The first thing to track is money coming into the firm. Most attorneys will have a gut feeling for this number on a monthly basis, however this is often overstated for several reasons:

  1. There is often a delay in collecting invoiced fees due to payment arrangements or slow paying customers.
  2. Some invoices are never paid and a realistic expectation of debtor write-offs should be incorporated.
  3. Law firms often experience seasonal cashflows and adjustments should be made for slower business periods such as court recess.

Be sure to include all of the various income sources you might have such as hourly earnings, flat fees, consultation fees, referral fees etc. However, the golden rule is to be realistic and if in doubt, err on the side of caution. You don’t want to be caught out expecting income which never materialises.

 

Expenses

When considering expenses, it is helpful to distinguish between fixed overheads and variable costs. Overheads, or fixed costs, include the typical business costs that recur monthly such as salaries, office rental and software licenses. As a business owner, you expect to earn a salary so don’t forget to make provision for your own earnings in the budget.

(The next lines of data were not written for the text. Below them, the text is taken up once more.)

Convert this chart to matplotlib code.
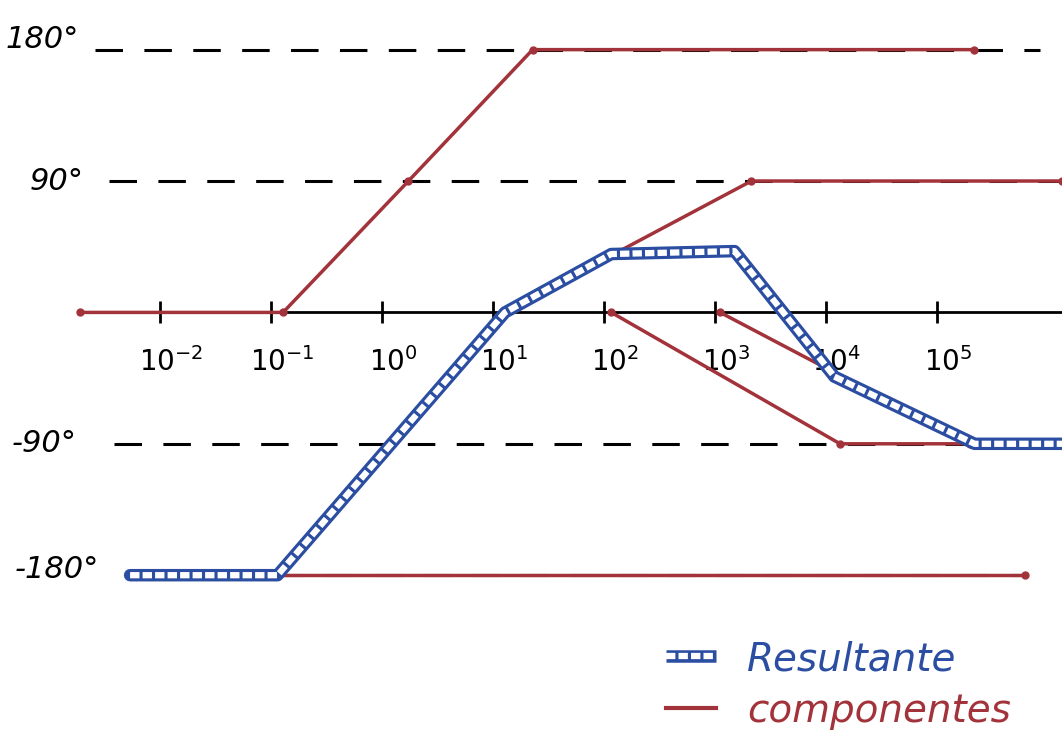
import matplotlib
matplotlib.use("Agg")
import matplotlib.pyplot as plt
from matplotlib.legend_handler import HandlerTuple

# componentes (frecuencia en rad/s, fase en grados)
comp_a_f = [0.0019, 0.129, 1.74, 22.9, 2.19e5]
comp_a_deg = [0, 0, 90, 180, 180]

comp_b_f = [12.9, 117, 2140, 1.35e6]
comp_b_deg = [0, 39, 90, 90]

comp_c_f = [117, 13500, 1.35e6]
comp_c_deg = [0, -90, -90]

comp_d_f = [1120, 2.0e5, 1.35e6]
comp_d_deg = [0, -90, -90]

comp_e_f = [0.11, 6.2e5]
comp_e_deg = [-180, -180]

# resultante
res_f = [0.0054, 0.115, 12.9, 117, 1510, 12000, 2.2e5, 1.35e6]
res_deg = [-180, -180, 0, 40, 42, -44, -90, -90]

# ejes y guias
axis_f = [0.0019, 1.35e6]
guide_deg = [180, 90, -90, -180]
guide_start = [0.0026, 0.0035, 0.0039, 0.0054]
guide_end = [8.5e5, 1.35e6, 1.35e6, 6.2e5]
guide_labels = ["180°", "90°", "-90°", "-180°"]

dec_exp = [-2, -1, 0, 1, 2, 3, 4, 5]
dec_labels = [r"$10^{-2}$", r"$10^{-1}$", r"$10^{0}$", r"$10^{1}$",
              r"$10^{2}$", r"$10^{3}$", r"$10^{4}$", r"$10^{5}$"]

red = "#a3333a"
blue = "#2b4ea2"

fig = plt.figure(figsize=(10.62, 7.46), dpi=100)
ax = fig.add_axes([0, 0, 1, 1])
ax.set_xscale("log")
ax.set_xlim(10 ** -3.44, 10 ** 6.13)
ax.set_ylim(-297, 214)
ax.axis("off")

# lineas guia punteadas
for g, s, e in zip(guide_deg, guide_start, guide_end):
    ax.plot([s, e], [g, g], color="black", lw=2.2, ls=(0, (9, 7)), zorder=1)

# eje de frecuencia
ax.plot(axis_f, [0, 0], color="black", lw=2, zorder=2)
dec_f = [10.0 ** e for e in dec_exp]
ax.plot(dec_f, [0] * len(dec_f), ls="none", marker="|", ms=16, mew=2,
        color="black", zorder=2)
for f, lab in zip(dec_f, dec_labels):
    ax.annotate(lab, (f, 0), xytext=(8, -36), textcoords="offset points",
                ha="center", va="center", fontsize=20, style="italic")

# etiquetas del eje de fase
for g, lab, xo in zip(guide_deg, guide_labels, [0.005, 0.028, 0.011, 0.014]):
    yo = {180: 7, 90: 0, -90: 0, -180: 4}[g]
    ax.text(xo, g + yo, lab, transform=ax.get_yaxis_transform(),
            ha="left", va="center", fontsize=22, style="italic")

# componentes
for f, d in [(comp_a_f, comp_a_deg), (comp_b_f, comp_b_deg),
             (comp_c_f, comp_c_deg), (comp_d_f, comp_d_deg),
             (comp_e_f, comp_e_deg)]:
    ax.plot(f, d, color=red, lw=2.5, marker="o", ms=5, zorder=3)
comp_handle = plt.Line2D([], [], color=red, lw=3)

# resultante (trazo tipo cadena)
res_out, = ax.plot(res_f, res_deg, color=blue, lw=9, solid_capstyle="round",
                   solid_joinstyle="round", zorder=4)
res_in, = ax.plot(res_f, res_deg, color="white", lw=4.5,
                  ls=(0, (1.5, 0.5)), zorder=5)
res_h_out = plt.Line2D([], [], color=blue, lw=9, solid_capstyle="butt")
res_h_in = plt.Line2D([], [], color="white", lw=4.5, ls=(0, (1.5, 0.5)))

ax.legend([(res_h_out, res_h_in), comp_handle], ["Resultante", "componentes"],
          handler_map={tuple: HandlerTuple(ndivide=1, pad=0)},
          loc="lower right", bbox_to_anchor=(0.985, -0.025), frameon=False,
          prop={"style": "italic", "size": 28},
          labelcolor=[blue, red], handlelength=1.3, handletextpad=0.8,
          labelspacing=0.35)

fig.savefig("out.png", dpi=100, facecolor="white")
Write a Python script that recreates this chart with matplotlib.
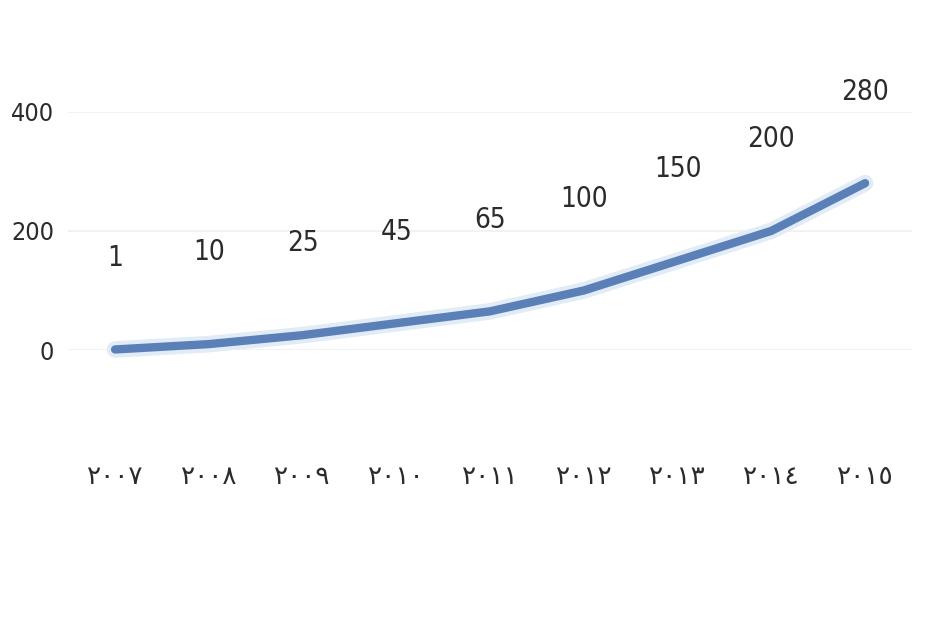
import matplotlib.pyplot as plt

years = ['٢٠٠٧', '٢٠٠٨', '٢٠٠٩', '٢٠١٠', '٢٠١١', '٢٠١٢', '٢٠١٣', '٢٠١٤', '٢٠١٥']
values = [1, 10, 25, 45, 65, 100, 150, 200, 280]
yticks = [0, 200, 400]

plt.rcParams['font.family'] = ['DejaVu Sans']

fig = plt.figure(figsize=(9.47, 6.24), dpi=100)
ax = fig.add_axes([0.072, 0.439, 0.891, 0.382])

x = list(range(len(values)))
# soft halo under the line, then the line itself
ax.plot(x, values, color='#e2ecf7', lw=12, solid_capstyle='round', zorder=2, clip_on=False)
ax.plot(x, values, color='#5b80b7', lw=6, solid_capstyle='round', zorder=3, clip_on=False)

for xi, v in zip(x, values):
    ax.annotate(str(v), (xi, v), xytext=(0, 66), textcoords='offset points',
                ha='center', va='center', fontsize=20, fontstretch='condensed',
                color='#2b2b2b')

ax.set_xlim(-0.5, len(values) - 0.5)
ax.set_ylim(0, 400)
ax.set_yticks(yticks)
ax.set_xticks(x)
ax.set_xticklabels(years, fontsize=19, color='#2b2b2b')
ax.tick_params(axis='x', length=0, pad=82)
ax.tick_params(axis='y', length=0, pad=10, labelcolor='#2b2b2b')
for lbl in ax.get_yticklabels():
    lbl.set_fontsize(18)
    lbl.set_fontstretch('condensed')
ax.grid(axis='y', color='#f0f0f0', lw=1.2)
ax.set_axisbelow(True)
for s in ax.spines.values():
    s.set_visible(False)

fig.savefig('out.png', dpi=100, facecolor='white')
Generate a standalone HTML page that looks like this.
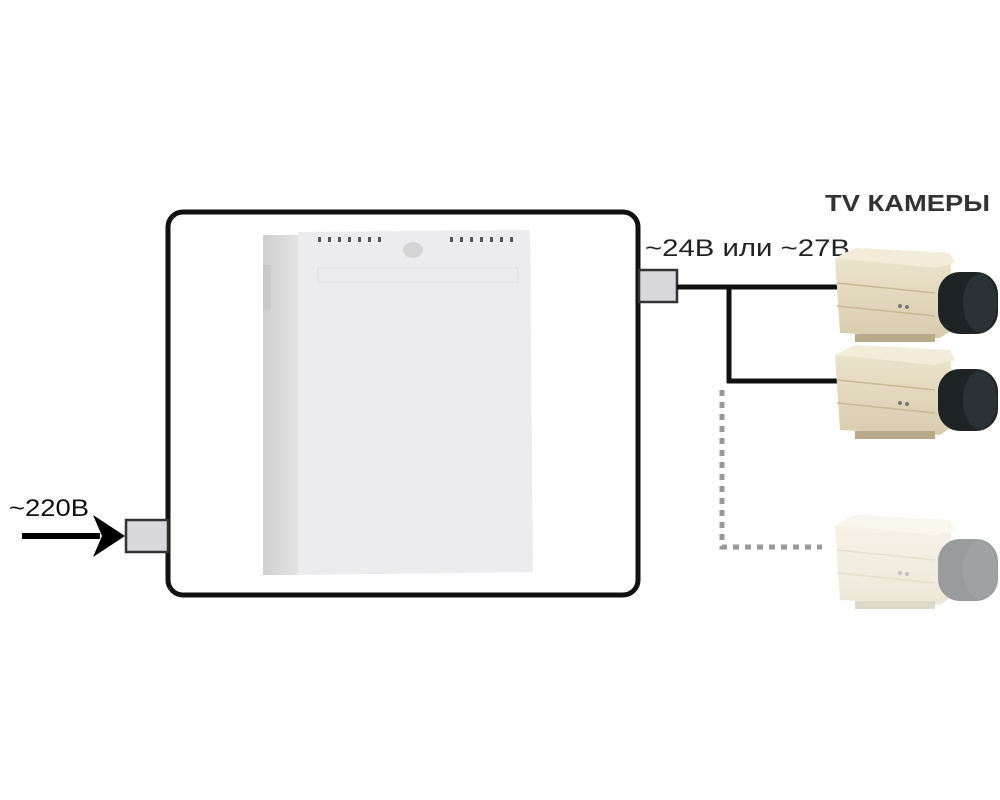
<!DOCTYPE html>
<html><head><meta charset="utf-8"><style>html,body{margin:0;padding:0;background:#fff}svg{display:block}</style></head>
<body>
<svg width="1000" height="800" viewBox="0 0 1000 800" xmlns="http://www.w3.org/2000/svg">
<defs>
<linearGradient id="side" x1="0" x2="1"><stop offset="0" stop-color="#cfcfcf"/><stop offset="1" stop-color="#e6e6e6"/></linearGradient>
<linearGradient id="cam" x1="0" y1="0" x2="0" y2="1"><stop offset="0" stop-color="#eee6d0"/><stop offset="1" stop-color="#d8ccad"/></linearGradient>
<g id="camera">
<polygon points="0,10 20,0 115,5 120,80 105,90 5,85" fill="url(#cam)"/>
<polygon points="0,10 100,20 120,15 115,5 20,0" fill="#f2ecd8"/>
<line x1="2" y1="35" x2="100" y2="45" stroke="#c7b995" stroke-width="1.5"/>
<line x1="2" y1="58" x2="100" y2="68" stroke="#c7b995" stroke-width="1.5"/>
<rect x="20" y="86" width="80" height="8" fill="#b8a98a"/>
<circle cx="65" cy="58" r="2" fill="#777"/><circle cx="72" cy="59" r="2" fill="#777"/>
<rect x="103" y="24" width="60" height="62" rx="22" fill="#1e2426"/>
<ellipse cx="145" cy="55" rx="17" ry="29" fill="#2b3235"/>
</g>
</defs>
<rect x="168" y="212" width="470" height="383" rx="15" fill="#fff" stroke="#111" stroke-width="5"/>
<rect x="263" y="235" width="40" height="340" fill="url(#side)"/>
<rect x="263" y="265" width="8" height="45" fill="#c9c9c9"/>
<path d="M298 232 L530 230 L533 572 L298 575 Z" fill="#ececee"/>
<rect x="318" y="268" width="200" height="14" fill="none" stroke="#dedede"/>
<g fill="#555">
<rect x="318" y="237" width="3" height="5"/><rect x="328" y="237" width="3" height="5"/><rect x="338" y="237" width="3" height="5"/><rect x="348" y="237" width="3" height="5"/><rect x="358" y="237" width="3" height="5"/><rect x="368" y="237" width="3" height="5"/><rect x="378" y="237" width="3" height="5"/>
<rect x="450" y="237" width="3" height="5"/><rect x="460" y="237" width="3" height="5"/><rect x="470" y="237" width="3" height="5"/><rect x="480" y="237" width="3" height="5"/><rect x="490" y="237" width="3" height="5"/><rect x="500" y="237" width="3" height="5"/><rect x="510" y="237" width="3" height="5"/>
</g>
<ellipse cx="413" cy="250" rx="10" ry="8" fill="#d4d4d4"/>
<text x="9" y="516" font-family="Liberation Sans, DejaVu Sans, sans-serif" font-size="24" fill="#111" textLength="80" lengthAdjust="spacingAndGlyphs">~220В</text>
<line x1="22" y1="536" x2="100" y2="536" stroke="#000" stroke-width="6"/>
<polygon points="93,515 125,536 93,557 102,536" fill="#000"/>
<rect x="126" y="520" width="42" height="32" fill="#d8d8dc" stroke="#333" stroke-width="2.5"/>
<text x="645" y="256" font-family="Liberation Sans, DejaVu Sans, sans-serif" font-size="24" fill="#222" textLength="205" lengthAdjust="spacingAndGlyphs">~24В или ~27В</text>
<text x="825" y="211" font-family="Liberation Sans, sans-serif" font-size="23" font-weight="bold" fill="#333" textLength="165" lengthAdjust="spacingAndGlyphs">TV КАМЕРЫ</text>
<rect x="639" y="270" width="38" height="32" fill="#d8d8dc" stroke="#333" stroke-width="2.5"/>
<line x1="677" y1="287" x2="840" y2="287" stroke="#111" stroke-width="5"/>
<line x1="729" y1="287" x2="729" y2="383" stroke="#111" stroke-width="5"/>
<line x1="727" y1="381" x2="840" y2="381" stroke="#111" stroke-width="5"/>
<path d="M722 390 V547 H822" fill="none" stroke="#999" stroke-width="5" stroke-dasharray="6,6"/>
<use href="#camera" x="835" y="248"/>
<use href="#camera" x="835" y="345"/>
<use href="#camera" x="835" y="515" opacity="0.45"/>
</svg>
</body></html>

Variable costs scale up or down and it is important to make room for costs that can arise unexpectedly. In your law practice, this may include travel and accommodation, transportation, office supplies, marketing costs and bonuses. It’s smart to include anything you want or need to buy for your law firm in your budget.

Remember to be intentional and include all expense lines. For example, if you are expecting to pay December bonuses then include these so that you aren’t scrambling for cash before the holiday season. A helpful way to make sure there are no blind spots is by looking back through your previous accounting expenses.

 

Profit

Ultimately you will be interested to understand the monthly and annual profits. Remember that it’s the after-tax profit numbers which are most important, so don’t forget to deduct contributions to SARS.

A well-constructed budget will allow you to go back and make adjustments or to simulate ‘what if’ scenarios to tweak and refine your planning.

 

Reflection

While it is human to rush this process in order to view the finalized budget, it’s worthwhile noting that there is value in the budgeting process itself. Budgeting allows one to objectively reflect on the business and step back from the day-to-day distractions of operating a law firm.

It is also helpful to consult an accountant, advisor or mentor and talk through the budget. This can help to gain additional perspectives on what is and isn’t working as well as identifying opportunities for greater efficiencies.

Disclaimer: This article is for educational purposes only and should not be misconstrued as financial or tax advice. Consult an accountant or registered tax practitioner for advice specific to your financial situation.